We young people today (anyone below 35-40, really) are the first generation (and a half?) in quite a while to have a worse outlook than their parents in terms of job availability, job stability, prospects of income, legal protections from abusive employers, and so on and so forth. Unions in the US are nearly dead, and Europe is still moving in the same direction. Fiscal and tax policy in pretty much all Western countries has moved in this direction since the sixties, but it's only recently reached critical mass, since economic growth has started to approach its inevitable ceiling. So: we have lower taxes (albeit with quite a few caveats attached) but the biggest difference by far is for high income groups and those with a lot of capital (not income), and in return we make less money, are forced to lead insecure lives where we're at the mercy of our employers, and have to pay out of pocket for an ever-increasing amount of what ought to be public services. Somehow that doesn't strike me as fair, no.
Ah, yes. All people have the same opportunity and ability to rise above their circumstances, regardless of what those circumstances are. Sure, keep dreaming. That is one of the most glaring logical fallacies of conservative/libertarian ideology. The thing is, poverty creates an environment where good long-term decision-making is a near impossibility, as the stress of short-term survival is so great as to render long-term planning near impossible. There are always exceptions, but that is exactly what they are - exceptions. If you have to struggle to feed yourself and your family, if you're working two or three jobs just to make ends meet - which is the reality for a lot of the working poor in the US - you don't have the luxury of taking a step back to plan ahead. This is what your argument entirely fails to address. The conditions for "mak[ing] good decisions with money and work[ing]" are simply not present, and as such expecting that is entirely unreasonable.
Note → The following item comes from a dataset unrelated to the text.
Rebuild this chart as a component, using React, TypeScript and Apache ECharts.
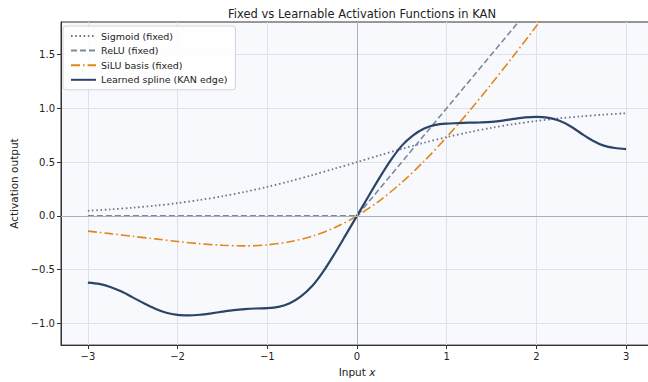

The same goes for people growing up in a society with deeply ingrained trauma, such as Native Americans. You're lambasting them for not making rational choices when they're dealing with living under a system of government that hasn't even apologized for committing genocide against them, stealing their land, and stripping them of their rights for centuries. I'd say that under those conditions, it's quite reasonable to not want to be a "good" or "productive" citizen of that society.